Doch dann wird’s richtig kompliziert, denn irgendwie verliebt sich jeder in jeden, vor allem Hanna in den kernigen Wolf, der praktischerweise alleinerziehend ist wie sie, weil aus ihrem „Eheurlaub“ mit dem Gatten dank dessen junger Freundin eine Trennung wurde. Auch Tochter Mara verguckt sich in einen schmucken Maori-Burschen. Aber das schöne Gefühlsgebäude bricht in sich zusammen, als Jan und Judith kurz nach der Hochzeit verunglücken; Judith überlebt den Unfall nicht. Hanna kann das Jan nicht verzeihen und ist auch gegenüber Wolf nicht mehr unbefangen, weil Judith in seiner Obhut starb.
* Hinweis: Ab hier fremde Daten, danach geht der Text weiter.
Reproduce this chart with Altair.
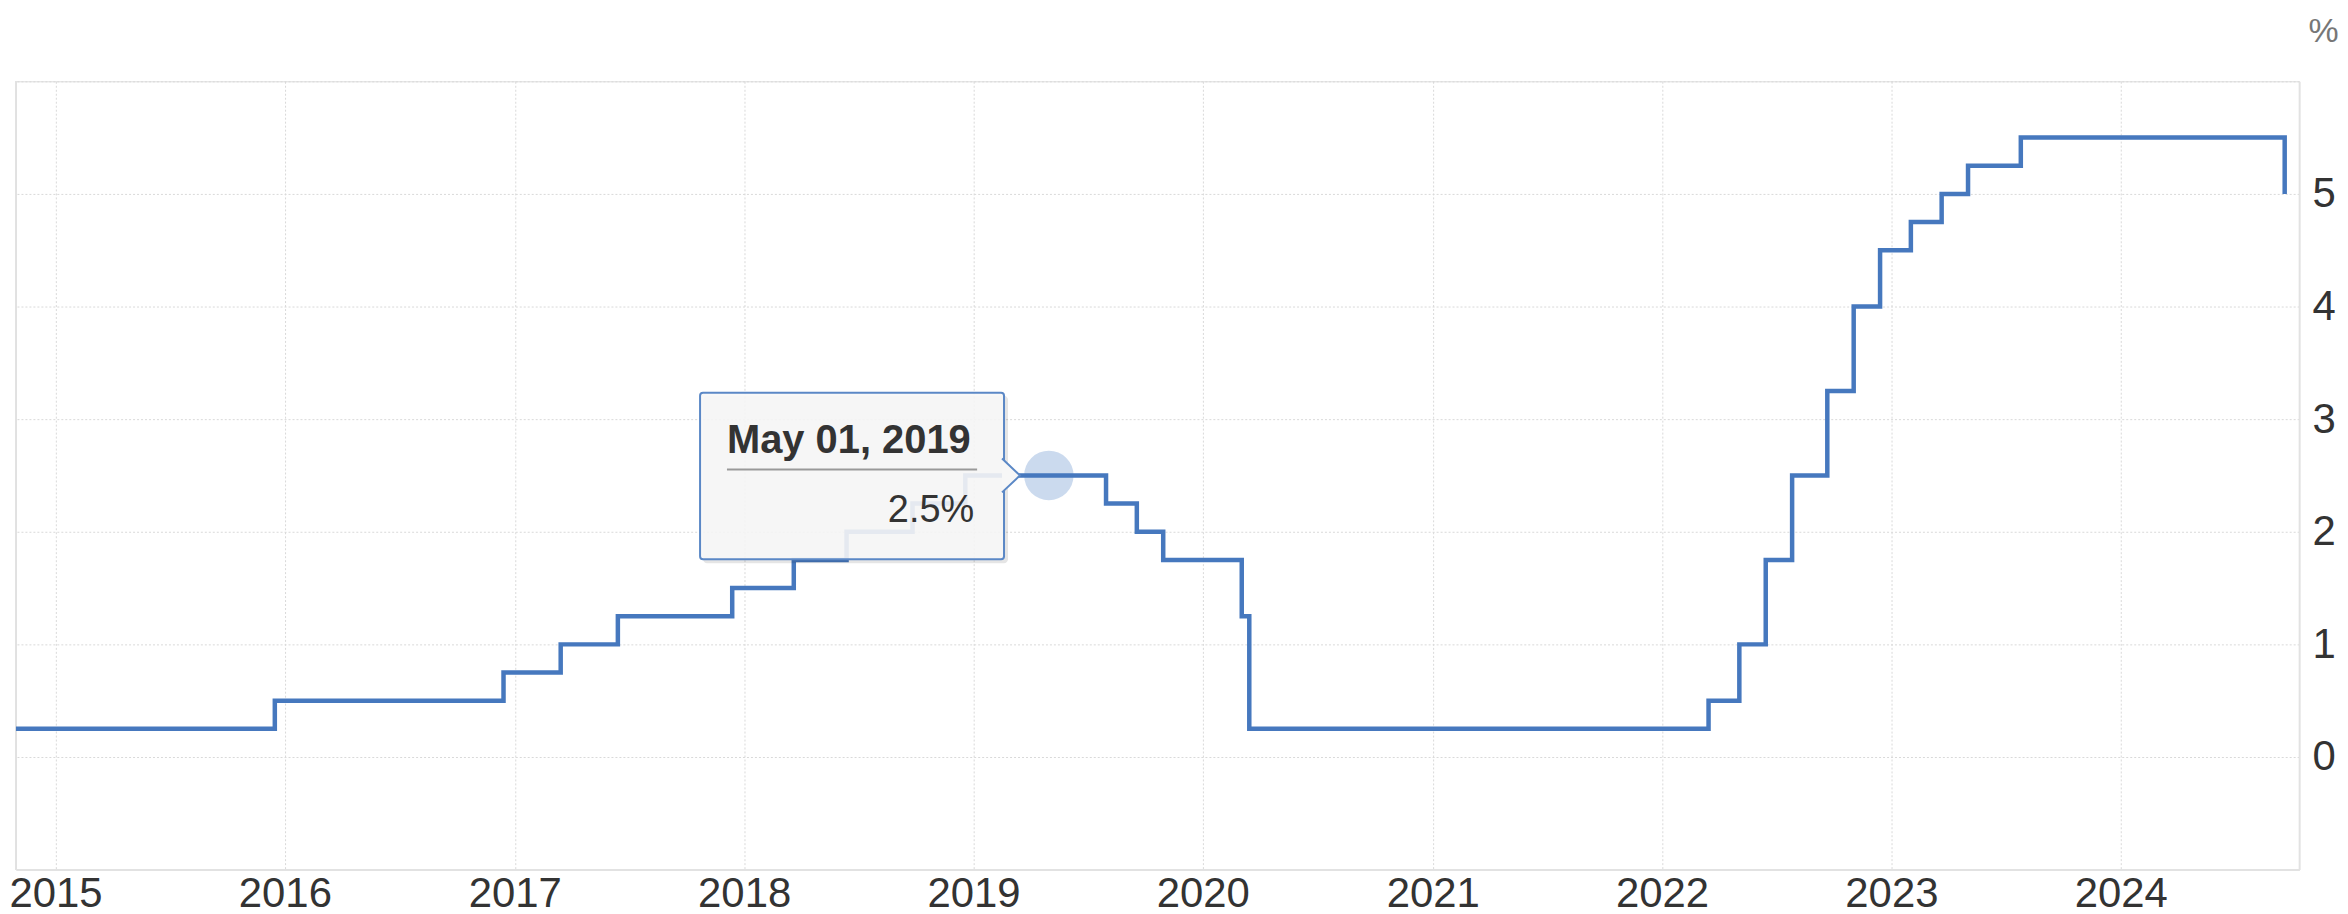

Um das Vermächtnis der Tochter fortzuführen, steigt sie trotzdem mit eigenen Mitteln in den Milchbetrieb ein, verliert daraufhin erst ihren Job, dann die Zuneigung ihres Chefs und Liebhabers und schließlich das Vertrauen der jüngsten Tochter, die lieber in Berlin beim Vater bleiben will. Der wiederum ist zu allem Überfluss soeben zum vierten Mal Vater geworden.
Foto: Degeto
Was für eine Geschichte! Heftig dramatisch natürlich, aber immer wieder auch romantisch. Klar kann man Rodica Döhnerts Tragödiensammlung konstruiert finden, zumal auch diverse Details die Illusion immer wieder trüben: Gerade noch hat Hanna gramgebeugt und um Jahre gealtert in Neuseeland die Tochter beerdigt (natürlich bei Regen, obwohl sonst immer die Sonne scheint, und alle werden tropfnass), da trifft sie nach 24 Stunden Flug frisch wie der junge Morgen in Berlin ein. Auch verkehrstechnisch haben die Figuren keinerlei Anpassungs-Schwierigkeiten: Aussteiger Wolf stürzt sich bei einer Berliner Stippvisite trotz Rechtsverkehr mutig ins Großstadtgewimmel. Und selbstredend spricht wieder mal jeder perfekt deutsch.
All das aber ist egal, weil Regisseur Dietmar Klein („Der Wunschbaum“) diese Achterbahnfahrt der Gefühle ziemlich gut gelingt. Vielleicht wäre man ja auch weniger großzügig, wenn nicht Maja Maranow und Heiner Lauterbach das tragisch umflorte Liebespaar spielen würden. Während sie von Liebe bis Trauer das ganze Spektrum abarbeiten muss, bleibt er stets der markige, aber dennoch sensible Typ aus der „Outdoor“-Werbung; selbst der Hut steht ihm gut. Lauterbach ist trotzdem die perfekte Besetzung für den Naturburschen, zumal seine immer markanteren, mittlerweile auch leicht asketisch wirkenden Gesichtszüge nahe legen, dass es dieser Wolf im Schafpelz nicht immer leicht im Leben hatte.
Natürlich fotografiert Kameramann Johannes Geyer auch prächtige „Neuseeland“-Bilder, und zwischendurch sorgen Maori-Tänze für den unvermeidlichen Folklore-Touch. Trotzdem ist „Das Glück am anderen Ende der Welt“ ein Schauspielerfilm, wobei gerade die jungen Darsteller imponieren. Döhnert hat ihren Rollen allerdings auch die nötige Tiefe gegeben, so dass man gerade Hannas Töchter im Nu zu kennen glaubt. Vor allem Diane Willems und Karoline Teska, beide ungewöhnlich hübsch, werden gewiss Karriere machen. Letztlich funktioniert der Zweiteiler so gut, weil er von ganz alltäglichen Problemen erzählt: Wer Kinder so erzieht, dass ihnen Flügel wachsen, muss akzeptieren, dass sie eines Tages davonfliegen. Und weil in dieser Geschichte alle Elternteile über ihren Schatten springen, ist die Handlung bei aller Überhöhung stets glaubwürdig; von den großen Momenten ganz zu schweigen.